Enfin, en Espagne, l’étude recense des accords sectoriels notamment dans la banque, les établissements de crédit ou les assurances, ainsi que certains accords au niveau des entreprises (par exemple chez El Norte de Castilla, Air Nostrum, Acciona Mobility et AXA) qui « ont introduit des clauses réglementant la mise en œuvre de l’IA. Ces clauses visent principalement à protéger les travailleurs contre l’utilisation indiscriminée d’algorithmes et à garantir la transparence des décisions fondées sur l’IA qui ont une incidence sur les conditions d’emploi ». « Certains accords, ajoute l’étude, prévoient également des garanties en matière de sécurité de l’emploi et des dispositions relatives à la formation afin d’aider les travailleurs à s’adapter aux technologies d’IA. »

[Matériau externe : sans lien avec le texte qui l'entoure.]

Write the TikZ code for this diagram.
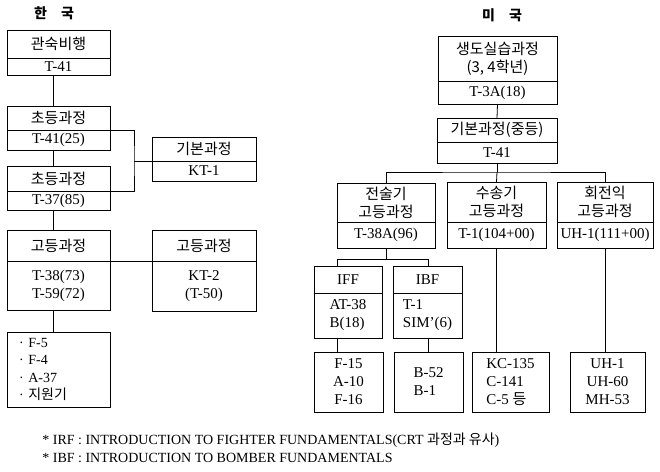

Une articulation entre initiatives européennes et négociations locales
Pour l’auteur, Peter Kerckhofs, chercheur senior à Eurofound, « les développements nationaux s’inspirent et sont facilités par les développements européens, comme l’accord-cadre européen des partenaires sociaux sur la numérisation de juin 2020 » qui « mentionne l’IA et les modalités de connexion et de déconnexion ». « Le lien entre les négociations collectives nationales dans les secteurs des banques et des assurances au niveau national et la déclaration conjointe des partenaires sociaux européens dans ces secteurs est un autre exemple de cette articulation », souligne-t-il.
De plus, « au niveau des entreprises multinationales, de plus en plus de CE européens développent également des initiatives visant à fournir un cadre pour l’utilisation de l’IA et son impact sur les conditions de travail ». En conclusion, « l’IA est un phénomène de plus en plus important dans le dialogue social et un nouveau domaine émergent de la recherche sur les relations sociales », confirme Peter Kerckhofs.